Приход Ефремова оказал большое влияние на исход сражения. Генерал-майор М.А. Муравьев вспоминал: «Тогда мы всю ночь продолжали и старались сколько можно скопить пьяных салдат. Но по щастию нашему с несколькими тысещами легких войск старик Данила Ефремов наехал на ту площадь, где было место баталии, и узнав о неприятелях, что спасаютце во рвах. Неприятель же увидев войско новое, бежали все, и он всех колол и до такого состояния довел, что неприятели сколько ни скоплялись, однако все повсюды бегая и к нашему прибегая авангарду, требовали спасения, дабы остались в живых. И некоторые были остатки прусаков, он их совсем принудил разбежатся, а наши подумали, что пришел Румянцов, и очень скоро начали собиратца и стали собирать артилерию свою, да и неприятельской было довольно взято»[389].

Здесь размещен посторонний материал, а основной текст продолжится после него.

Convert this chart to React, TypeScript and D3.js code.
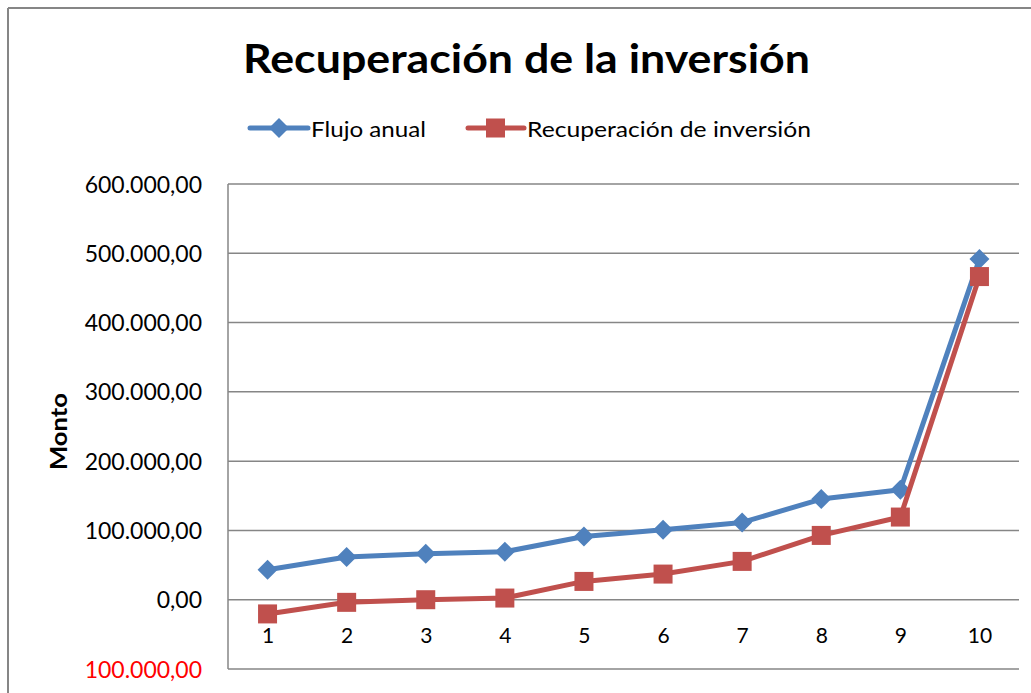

15 августа русские начали отход к Гросс-Камину. Бежавшее с поля боя левое крыло Фридриха открыло им эту дорогу, а казаки Ефремова ее «зачистили». Отступление прикрывали казаки и гусары. Позади них русские быстро сформировали батарею. «Пушки и гаубицы были казаками и гусарами маскированы»[390]. Такой же отряд прусской конницы с артиллерией стал преследовать русских. Как только он сблизился с казаками, стоявшими довольно плотным строем (преследователи не разглядели за казаками и гусарами готовые к пальбе пушки), казаки разъехались, и артиллерия обдала картечью прусскую кавалерию. Вот тут казаки бросились преследовать обманутую конницу противника и захватили 8 орудий. Тут же, чтоб не расслабляться, казачьи разъезды были посланы по прусским тылам. Исследователи отметили «образцовое действие казаков 15/26 числа»[391].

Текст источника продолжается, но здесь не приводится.